Le capitaine Chandra est victime d'un AVC mortel. Du coup, Dibs s'autorise à prélever du sperme sur Monte pour remplir une éprouvette qu'elle introduit nuitamment dans le corps de Boyse. Une fois Willow née, Boyse se tue après avoir assassiné Mink à coups de pelle, pour prendre sa place dans la capsule en approche du trou noir. Mais comme elle n'y connait rien en conduite, elle se fait tuer par la gravitation dans la capsule qui revient automatiquement à bord du vaisseau n°7. Tcherny finit par se suicider dans le jardin écologique.
L'équipage s'étant ainsi entretué, Monte est resté seul avec Willow devenu une jeune fille. Il repousse sa tendresse qui pourrait devenir incestueuse car il sait ce qu'est un tabou. Il voit s'approcher le vaisseau n°9 mais c'est un vaisseau de chiens qu'il découvre. Le dernier espoir du père et de la fille est ainsi de foncer vers le trou noir désormais à portée de navette.
Alors que Claire Denis avait réussi avec Trouble every day un extraordinaire film fantastique, son film de science-fiction, qui garde des traces plastiques de 2001 l'odyssée de l'espace (Stanley Kubrick, 1968) et Solaris (Andrei Tarkovski, 1972) est hélas terriblement lent, lourd et démonstratif.
La dystopie d'un monde sans amour
Le scénario joue sur une vague trame de dystopie. Seul un intellectuel indien, interviewé dans un train, vient critiquer le problème de prisonniers condamnés à mort dont on se débarrasse en les envoyant dans l'espace pour une mission scientifique sans retour. Là les relations amoureuses y semblent interdites où passées de mode. Il ne reste plus qu'une chasteté qui donne une force morale extraordinaire à Monte. Ettore qui se rend coupable de voyeurisme et de tentative de viol est battu à mort. Il ne reste ainsi à chacun qu'une gymnastique masturbatoire épuisante dans la fuck-box.
Si l'amour entre adultes est refusé, reste l'amour du père pour sa fille mais qui cesse, tabou oblige, quand celle-ci devient adulte. Dès lors, le trou noir devient la seule solution.
Psychanalyse à tous les étages
Dibs, cheveux bruns descendant jusqu’aux reins, est une sorte de Médée. Elle est très fière d'être une vraie criminelle : elle a tué ses enfants et son mari sans avoir le courage de se tuer ensuite. Psychanalytiquement, elle répare en créant des bébés par éprouvette et ne jouit plus dans la fuck-box qu'avec un pénis en métal gainé de caoutchouc.
Des flashes-back espacés viennent nous renseigner lourdement sur le crime commis enfant par Monte.
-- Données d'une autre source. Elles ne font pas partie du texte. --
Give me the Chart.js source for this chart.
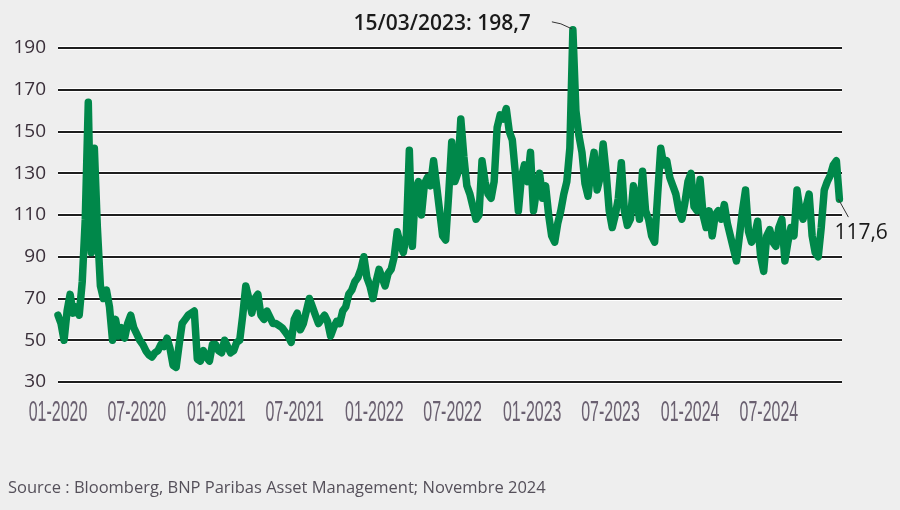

Il a tué sa compagne de jeu qu'il accusait d'être plus ou moins responsable de la mort de son chien. Le souvenir du chien perdu dans son enfance doit continuer à le hanter davantage que la mort de sa petite camarade car, lorsqu'il voit s'approcher le vaisseau n°9, c'est un vaisseau de chiens qu'il découvre. Sachant l'attachement à ses animaux trop exclusif, il refuse sous prétexte de contagion microbienne, d'en ramener un à sa fille. Monte digère plus ou moins la notion de tabou, celui de la merde ou de la pisse qu'on se doit de ne pas ingurgiter étant une initiation (un équivalent, un exemple !?) à celui de l'inceste.
Tcherny cherche à ce que sa femme et ses enfants soient fiers de lui après sa condamnation. Il va se ressourcer dans le jardin, sorte de paradis artificiel écologique, purement décoratif, car personne ne fait la cuisine. Il aime en fait mettre ses pieds dans la terre et trouvera ainsi plaisir à se suicider recouvert d'un linceul de terre.
A la fin, le père et la fille foncent vers un trou noir. Ce n'est que là qu'ils espèrent trouver l'espoir. Claire Denis a saupoudré son film de thèmes contemporains disparates sans chercher à en creuser les conséquences. Elle ne trouve ainsi que cette fin abrupte à l'épopée de sa boite d'allumettes géante flottant dans l'espace.
Jean-Luc Lacuve, le 16 novembre 2018.